Sunday, July 11, 2004

Films are prodding me

I have watched three films in the last 24 hours. They were selected without apparent forethought, at the dictates of chance, and yet each one spoke to me deeply about appreciating life, exhorting me to live life to its fullest. Actually most films seem to be telling me that in some way or other. Maybe that's what good cinema does? The films I saw are:

City of Angels

I had seen this film before but I wanted to show it to my friend C. because I thought she would like it and we had recently seen Wings of Desire together. This modern remake is about savoring life but it does not show as deeply or effectively as Wings of Desire did, in my opinon. What was remarkable about seeing this was seeing it with C. She is such a positive person and she loved it so much. She appreciated that I showed it to her. It was so refreshing. I seem to be hanging out with so many jaded intellectuals that critique the life out of everything. This is not to say that C. isn't intelligent but she isn't only intelligent. She thinks with her heart and her mind and it really is beautiful to listen to her speak about things.

After C. left I wasn't tired so we watched another film.

About Schmidt

Nicholson is superb. He plays a retired actuary who is only now faced with discovering himself, not in comparison to others or from expectations or others, but his true self. Well what to do about that? He reaches out and makes feeble connections with others, often leading to misunderstandings. But slowly he begins to sort through things and the last scene in the film brings me to tears, here, now as I remember it. There don't seem to be any easy answers. We each have to get in our own RV and make our own mistakes.

Finally this afternoon we went to the Cinema Arts Centre to see Facing Windows.

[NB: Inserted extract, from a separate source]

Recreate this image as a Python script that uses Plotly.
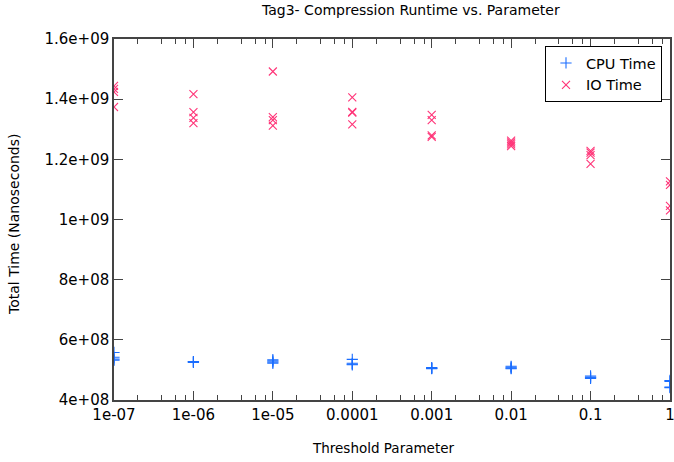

Wow! What a great film. I feel like stopping people on the street and telling them to rush right over and see it. I already called C. and left a message. I felt stupid leaving such a message but sometimes things wear off, you know, and I wanted to tell her now, before ordinary life rushes in and dilutes it: See this film -- you must see this film. I don't want to write the plot here, you can read that on IMDb, I want to write that it was great and you should go see it, if you can. It's too fresh in me to describe. I looked at the clear, blue sky driving back from the theater and ... it was so incredibly beautiful and I wondered why aren't I just happy with that? Why isn't that enough for me? Why do other things creep into my mind and ruin it? I don't know.